Your Developers Are More Than Resources

These are more than resources
It is the Labor Day weekend in the United States.  I marks a turning point in the year as summer winds down and all attention turns to the fourth quarter and generating as much profit as possible before the end of the fiscal year.  As a scrum master, I spend so much time jumping from sprint to sprint that I find it hard to see the big picture of the how my projects are going.  It is a constant balancing act between tactical choices and strategic goals.   This week I want to talk about the most important part of the scrum process – the people who do the work.

I have worked in the technology business for over 18 years.  I have experienced the giddy and stupid times of the boom and the fear and uncertainty of the great recession.  The common thread through all of these periods was that work needed to get done.  In order to get that work completed many companies relied on consulting companies to augment their staff.  These “contract workers” were often treated poorly and given tremendous responsibility for the success of the project with none of the financial and career benefits if it did.  Add to this situation that many of these contract workers were working under H1-11 visas and you had a situation which resembled indentured servitude.  I remember working for one company and being in a staff meeting where everyone was afraid to speak because if they did they would be rolled off the project and they risked being deported.

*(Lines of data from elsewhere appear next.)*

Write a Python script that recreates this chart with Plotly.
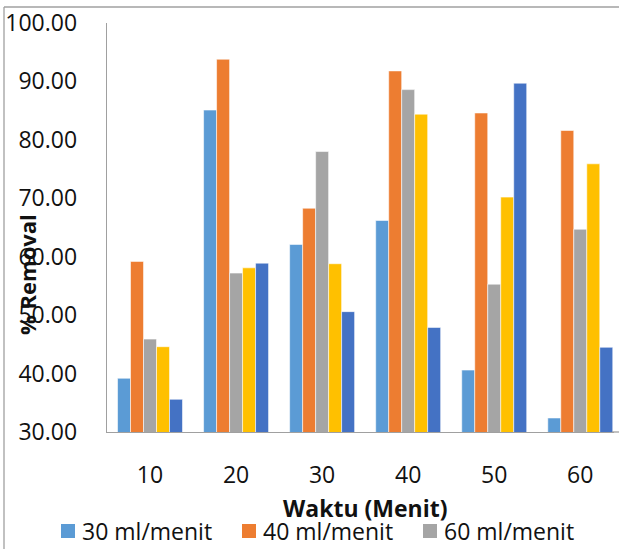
import plotly.graph_objects as go

categories = ["10", "20", "30", "40", "50", "60"]
s30 = [39.2, 85.1, 62.1, 66.2, 40.6, 32.4]
s40 = [59.2, 93.8, 68.3, 91.8, 84.6, 81.6]
s60 = [45.9, 57.2, 78.0, 88.6, 55.3, 64.7]
s80 = [44.6, 58.1, 58.8, 84.4, 70.2, 75.9]
s100 = [35.6, 58.9, 50.6, 47.9, 89.7, 44.5]
series_names = ["30 ml/menit", "40 ml/menit", "60 ml/menit", "80 ml/menit", "100 ml/menit"]
colors = ["#5B9BD5", "#ED7D31", "#A5A5A5", "#FFC000", "#4472C4"]
y_ticks = [30, 40, 50, 60, 70, 80, 90, 100]
legend_shown = series_names[:3]

W, H = 619, 549
L, R, T, B = 107, 0, 23, 117
pw, ph = W - L - R, H - T - B

def px(x):
    return (x - L) / pw

def py(y):
    return (H - B - y) / ph

fig = go.Figure()
for i, (name, vals) in enumerate(zip(series_names, [s30, s40, s60, s80, s100])):
    fig.add_trace(go.Bar(
        x=categories, y=vals, name=name,
        marker=dict(color=colors[i], line=dict(color="rgba(255,255,255,0.7)", width=0.8)),
        showlegend=False,
    ))

font_family = "Open Sans"
annotations = [
    dict(text="<b>% Removal</b>", x=px(27), y=py(275), xref="paper", yref="paper",
         textangle=-90, showarrow=False, font=dict(size=22, color="#111"),
         xanchor="center", yanchor="middle"),
    dict(text="<b>Waktu (Menit)</b>", x=px(365), y=py(508), xref="paper", yref="paper",
         showarrow=False, font=dict(size=23, color="#111"),
         xanchor="center", yanchor="middle"),
]
shapes = [
    # cover strip at the right edge (no frame there in the original)
    dict(type="rect", xref="paper", yref="paper", x0=px(614), x1=px(625), y0=py(-5), y1=py(560),
         fillcolor="white", line=dict(width=0), layer="above"),
    dict(type="line", xref="paper", yref="paper", x0=px(4), x1=px(640), y0=py(7), y1=py(7),
         line=dict(color="#A0A0A0", width=1.3)),
    dict(type="line", xref="paper", yref="paper", x0=px(4), x1=px(4), y0=py(7), y1=py(560),
         line=dict(color="#A0A0A0", width=1.3)),
    dict(type="line", xref="paper", yref="paper", x0=px(612), x1=px(640), y0=0, y1=0,
         line=dict(color="#A0A0A0", width=1.3)),
]
# manual legend
leg_x = [61, 242, 423]
for i, name in enumerate(legend_shown):
    x0 = leg_x[i]
    shapes.append(dict(type="rect", xref="paper", yref="paper",
                       x0=px(x0), x1=px(x0 + 14), y0=py(538), y1=py(524),
                       fillcolor=colors[i], line=dict(width=0)))
    annotations.append(dict(text=name, x=px(x0 + 19), y=py(531), xref="paper", yref="paper",
                            showarrow=False, xanchor="left", yanchor="middle",
                            font=dict(size=23, color="#111")))

fig.update_layout(
    width=W, height=H,
    margin=dict(l=L, r=R, t=T, b=B, pad=0, autoexpand=False),
    paper_bgcolor="white", plot_bgcolor="white",
    barmode="group", bargap=0.245, bargroupgap=0,
    font=dict(family=font_family, size=23, color="#111"),
    showlegend=False, hovermode=False,
    xaxis=dict(
        type="category", range=[-0.5, 5.45],
        showline=True, linecolor="#A0A0A0", linewidth=1.3,
        showgrid=False, ticks="", ticklabelstandoff=22,
        tickfont=dict(size=23),
    ),
    yaxis=dict(
        range=[30, 100], tickvals=y_ticks,
        ticktext=[f"{v:.2f}" for v in y_ticks],
        showline=True, linecolor="#A0A0A0", linewidth=1.3,
        showgrid=False, zeroline=False, ticks="", ticklabelstandoff=24,
        tickfont=dict(size=23),
    ),
    annotations=annotations,
    shapes=shapes,
)

fig.write_html(
    "out.html",
    config={"staticPlot": True, "displayModeBar": False},
    post_script=(
        "document.documentElement.style.overflow='hidden';"
        "document.body.style.margin='0';document.body.style.overflow='hidden';"
    ),
)
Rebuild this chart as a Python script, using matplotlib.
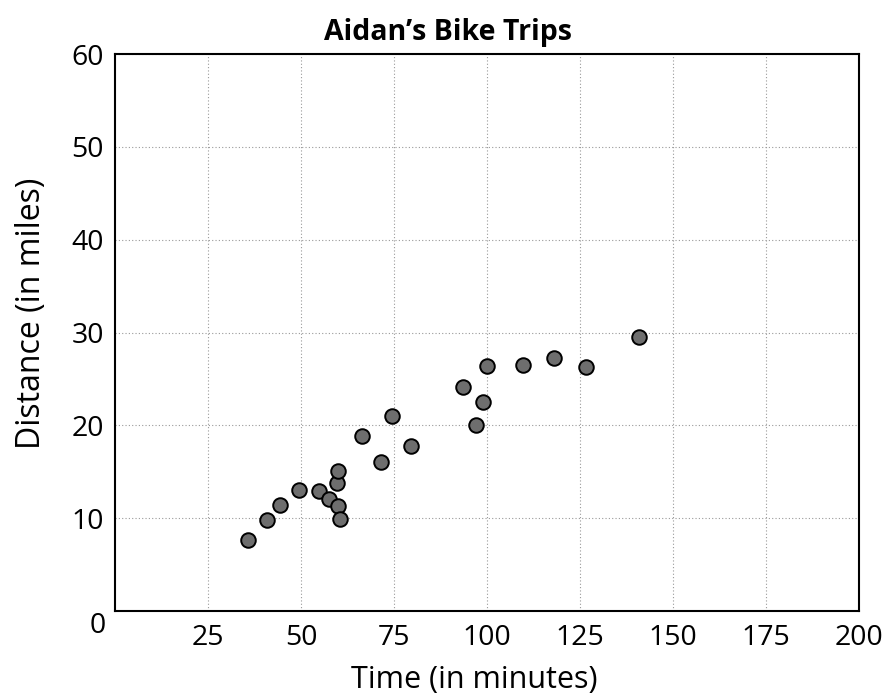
import matplotlib
matplotlib.use("Agg")
import matplotlib.pyplot as plt

# bike trips
time_min = [35.7, 40.8, 44.4, 49.5, 54.8, 57.6, 60.0, 60.6, 59.6, 60.0, 71.4,
            79.5, 66.3, 74.6, 93.5, 98.8, 97.0, 99.9, 109.6, 118.0, 126.5, 140.9]
distance_mi = [7.6, 9.8, 11.4, 13.0, 12.9, 12.1, 11.3, 9.95, 13.8, 15.1, 16.0,
               17.8, 18.9, 21.0, 24.1, 22.5, 20.0, 26.4, 26.5, 27.3, 26.3, 29.5]
x_ticks = [25, 50, 75, 100, 125, 150, 175, 200]
y_ticks = [10, 20, 30, 40, 50, 60]

plt.rcParams['font.family'] = ['Open Sans', 'DejaVu Sans']

fig = plt.figure(figsize=(8.96, 6.98), dpi=100)
ax = fig.add_axes([0.1283, 0.1246, 0.8304, 0.798])

ax.scatter(time_min, distance_mi, s=110, color="#6e6e6e", edgecolors="black",
           linewidths=1.4, zorder=3)

ax.set_xlim(0, 200)
ax.set_ylim(0, 60)
ax.set_xticks(x_ticks)
ax.set_yticks(y_ticks)
ax.tick_params(length=0, labelsize=20.5)
ax.tick_params(axis='x', pad=9)
ax.tick_params(axis='y', pad=8)
ax.grid(True, color="#999999", linestyle=(0, (1, 2)), linewidth=0.8)
for sp in ax.spines.values():
    sp.set_linewidth(1.5)

# origin label sits below the corner
ax.text(-2.5, -1.6, "0", fontsize=20.5, ha="right", va="center", clip_on=False)

ax.set_xlabel("Time (in minutes)", fontsize=22)
ax.set_ylabel("Distance (in miles)", fontsize=23)
ax.xaxis.set_label_coords(0.483, -0.097)
ax.yaxis.set_label_coords(-0.090, 0.535)
ax.set_title("Aidan’s Bike Trips", fontsize=20.5, fontweight="bold", pad=10, x=0.448)

fig.savefig("out.png", dpi=100)
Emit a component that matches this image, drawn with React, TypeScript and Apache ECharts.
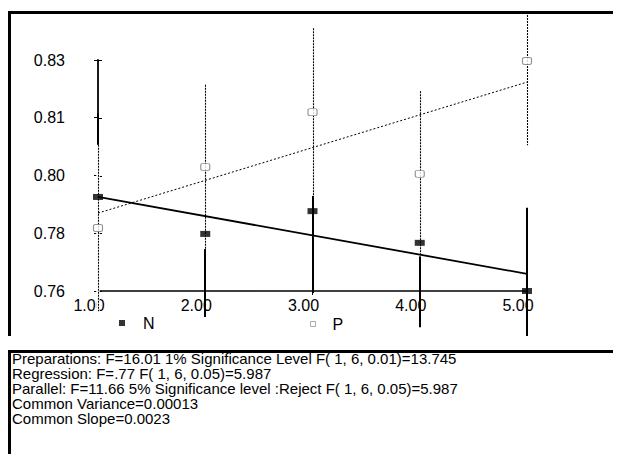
import React, { useEffect, useRef } from 'react';
import * as echarts from 'echarts';

const X_VALUES = [1, 2, 3, 4, 5];
const X_TICK_LABELS = ['1.00', '2.00', '3.00', '4.00', '5.00'];
const Y_TICK_VALUES = [0.76, 0.7775, 0.795, 0.8125, 0.83];
const Y_TICK_LABELS = ['0.76', '0.78', '0.80', '0.81', '0.83'];

const N_MEANS = [0.7885, 0.7773, 0.7842, 0.7746, 0.76];
const P_MEANS = [0.7791, 0.7976, 0.8142, 0.7955, 0.8297];
const N_ERR = [0.0252, 0.0252, 0.0248, 0.0256, 0.0252];
const P_ERR = [0.0252, 0.0249, 0.0254, 0.025, 0.0255];
// fitted regression values at x = 1 and x = 5
const FIT_X = [1, 5];
const N_FIT = [0.7885, 0.7652];
const P_FIT = [0.7836, 0.8233];

const LEGEND_NAMES = ['N', 'P'];

const STATS_LINES = [
  'Preparations: F=16.01 1% Significance Level F( 1, 6, 0.01)=13.745',
  'Regression: F=.77 F( 1, 6, 0.05)=5.987',
  'Parallel: F=11.66 5% Significance level :Reject F( 1, 6, 0.05)=5.987',
  'Common Variance=0.00013',
  'Common Slope=0.0023',
];

const FONT = '"Liberation Sans", Arial, sans-serif';
const PANEL_TOP = 15;
const PANEL_BOTTOM = 336;
const X_MIN = 1;
const Y_MIN = 0.76;

function clampY(y: number) {
  return Math.min(PANEL_BOTTOM, Math.max(PANEL_TOP, y));
}

export default function App() {
  const ref = useRef<HTMLDivElement>(null);

  useEffect(() => {
    document.body.style.margin = '0';
    if (!ref.current) return;
    const chart = echarts.init(ref.current, undefined, { renderer: 'svg' });

    const nData = X_VALUES.map((x, i) => [x, N_MEANS[i], N_ERR[i]]);
    const pData = X_VALUES.map((x, i) => [x, P_MEANS[i], P_ERR[i]]);

    const yLabelFmt = (v: number) => {
      let best = 0;
      let bd = Infinity;
      Y_TICK_VALUES.forEach((t, i) => {
        const d = Math.abs(t - v);
        if (d < bd) {
          bd = d;
          best = i;
        }
      });
      return bd < 1e-6 ? Y_TICK_LABELS[best] : '';
    };
    const xLabelFmt = (v: number) => {
      const i = X_VALUES.indexOf(Math.round(v));
      return i >= 0 ? X_TICK_LABELS[i] : '';
    };

    // inner halves of the crossing axis ticks
    const innerTicks = [
      ...Y_TICK_VALUES.map((v) => [X_MIN, v, 0]),
      ...X_VALUES.map((v) => [v, Y_MIN, 1]),
    ];

    const option: any = {
      animation: false,
      backgroundColor: '#fff',
      grid: {
        left: 98,
        right: 99,
        top: 60,
        bottom: 163,
        containLabel: false,
      },
      xAxis: {
        type: 'value',
        min: 1,
        max: 5,
        interval: 1,
        splitLine: { show: false },
        axisLine: { show: true, lineStyle: { color: '#000', width: 1.6 } },
        axisTick: { show: true, inside: false, length: 4, lineStyle: { color: '#000', width: 1 } },
        axisLabel: {
          show: true,
          formatter: xLabelFmt,
          color: '#000',
          fontFamily: FONT,
          fontSize: 16,
          margin: 6,
          padding: [0, 18, 0, 0],
        },
      },
      yAxis: {
        type: 'value',
        min: 0.76,
        max: 0.83,
        splitLine: { show: false },
        axisLine: { show: true, lineStyle: { color: '#000', width: 1.8 } },
        axisTick: {
          show: true,
          inside: false,
          length: 4,
          customValues: Y_TICK_VALUES,
          lineStyle: { color: '#000', width: 1 },
        },
        axisLabel: {
          show: true,
          customValues: Y_TICK_VALUES,
          formatter: yLabelFmt,
          color: '#000',
          fontFamily: FONT,
          fontSize: 16,
          margin: 33,
        },
      },
      legend: [
        {
          data: [LEGEND_NAMES[0]],
          left: 119,
          top: 315,
          padding: 0,
          itemWidth: 6,
          itemHeight: 6,
          icon: 'rect',
          selectedMode: false,
          itemStyle: { color: '#000', borderWidth: 0 },
          textStyle: { color: '#000', fontFamily: FONT, fontSize: 16, padding: [0, 0, 0, 13] },
        },
        {
          data: [LEGEND_NAMES[1]],
          left: 310,
          top: 316,
          padding: 0,
          itemWidth: 5,
          itemHeight: 5,
          icon: 'rect',
          selectedMode: false,
          itemStyle: { color: '#fff', borderColor: '#999', borderWidth: 1 },
          textStyle: { color: '#000', fontFamily: FONT, fontSize: 16, padding: [0, 0, 0, 12] },
        },
      ],
      series: [
        {
          type: 'custom',
          name: 'inner ticks',
          z: 1,
          clip: false,
          data: innerTicks,
          renderItem: (params: any, api: any) => {
            const p = api.coord([api.value(0), api.value(1)]);
            const horiz = api.value(2) === 0;
            const x = Math.round(p[0]);
            const y = Math.round(p[1]);
            return {
              type: 'line',
              shape: horiz
                ? { x1: x, y1: y + 0.5, x2: x + 4, y2: y + 0.5 }
                : { x1: x + 0.5, y1: y, x2: x + 0.5, y2: y - 5 },
              style: { stroke: '#000', lineWidth: 1 },
            };
          },
        },
        {
          type: 'custom',
          name: 'N bars',
          z: 3,
          clip: false,
          data: nData,
          renderItem: (params: any, api: any) => {
            const x = api.value(0);
            const y = api.value(1);
            const e = api.value(2);
            const top = api.coord([x, y + e]);
            const bot = api.coord([x, y - e]);
            const px = Math.round(top[0]);
            return {
              type: 'line',
              shape: { x1: px, y1: clampY(top[1]), x2: px, y2: clampY(bot[1]) },
              style: { stroke: '#000', lineWidth: 2 },
            };
          },
        },
        {
          type: 'custom',
          name: 'P bars',
          z: 4,
          clip: false,
          data: pData,
          renderItem: (params: any, api: any) => {
            const x = api.value(0);
            const y = api.value(1);
            const e = api.value(2);
            const top = api.coord([x, y + e]);
            const bot = api.coord([x, y - e]);
            const px = Math.round(top[0]);
            const y1 = clampY(top[1]);
            const y2 = clampY(bot[1]);
            return {
              type: 'group',
              children: [
                {
                  type: 'line',
                  shape: { x1: px, y1, x2: px, y2 },
                  style: { stroke: '#fff', lineWidth: 3.5 },
                },
                {
                  type: 'line',
                  shape: { x1: px + 0.5, y1, x2: px + 0.5, y2 },
                  style: { stroke: '#000', lineWidth: 1.1, lineDash: [2, 1] },
                },
              ],
            };
          },
        },
        {
          type: 'line',
          name: 'N fit',
          z: 5,
          data: FIT_X.map((x, i) => [x, N_FIT[i]]),
          showSymbol: false,
          symbol: 'none',
          lineStyle: { color: '#000', width: 1.8 },
        },
        {
          type: 'line',
          name: 'P fit',
          z: 5,
          data: FIT_X.map((x, i) => [x, P_FIT[i]]),
          showSymbol: false,
          symbol: 'none',
          lineStyle: { color: '#000', width: 1, type: [2, 2] },
        },
        {
          type: 'scatter',
          name: 'N',
          z: 6,
          clip: false,
          symbol: 'rect',
          symbolSize: [10, 6],
          data: X_VALUES.map((x, i) => [x, N_MEANS[i]]),
          itemStyle: { color: '#000' },
        },
        {
          type: 'scatter',
          name: 'P',
          z: 6,
          clip: false,
          symbol: 'roundRect',
          symbolSize: [9, 7],
          data: X_VALUES.map((x, i) => [x, P_MEANS[i]]),
          itemStyle: { color: '#fff', borderColor: '#777', borderWidth: 1 },
        },
      ],
      graphic: [
        { type: 'rect', shape: { x: 8, y: 11, width: 605, height: 3 }, style: { fill: '#000' }, z: 10 },
        { type: 'rect', shape: { x: 8, y: 11, width: 3, height: 325 }, style: { fill: '#000' }, z: 10 },
        { type: 'rect', shape: { x: 8, y: 350, width: 605, height: 3 }, style: { fill: '#000' }, z: 10 },
        { type: 'rect', shape: { x: 8, y: 350, width: 3, height: 104 }, style: { fill: '#000' }, z: 10 },
        ...STATS_LINES.map((line, i) => ({
          type: 'text',
          x: 12,
          y: 351 + i * 15,
          z: 10,
          style: {
            text: line,
            font: '15px ' + FONT,
            fill: '#000',
            textVerticalAlign: 'top',
          },
        })),
      ],
    };

    chart.setOption(option);
    return () => {
      chart.dispose();
    };
  }, []);

  return <div ref={ref} style={{ width: 626, height: 454 }} />;
}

I blame most of this misconduct on how technology work is funded in a corporate environment.  For instance, much of the technology work is considered an overhead expense.  Thus, to keep expenses down many business people only hire the bare minimum of technology staff.  There are a few help desk people.  Network engineers dot the organization chart and you see a manager keeping everything running on time.  Software developers and User Experience professionals are not considered “necessary” for the operation of the business until new software needs to be written.  Thus, when they are needed they are brought in like mercenaries to try and build software they have little professional or personal investment to build with any sense of craft.  They get paid for showing up and billing.  They are not compensated for creating shippable code.

Many of the people who do the work are referred to by other business people as “resources”.   People ask questions such as, “Do we have enough resources, to do this project?” or “Do we have the right resources with the correct skills?”  Every time I hear technology workers referred to as resources, it makes my flesh crawl.  It treats highly educated and smart people like they were rivets in a giant construction project.  I have never heard of iron workers referred to as “resources” by construction managers but every project manager I have known has referred to developers as resources.  It is so prevalent that I even catch myself saying it from time to time.

People who build software are not resources.  They are flesh and blood.  They work in cubicles and offices around the world from Chicago, to Belfast, to Chennai.  They are the people who are building to global economy one web page and user class at a time.  They take the vague ideas of a sales person on the back of a napkin and transform it into working software.  They maneuver through corporate politics and red tape to get things put on production servers.  They tolerate not having office supplies because there is no budget for paper clips from finance.  They work late hours and early mornings to communicate with off shore teams.  They make your business successful.  You just don’t see it because we keep all the lights on and everything working even if it requires metaphorical duct tape.

So show a little respect to your developers and the people who employ them.  They are more valuable than you know and they are more than just “resources”.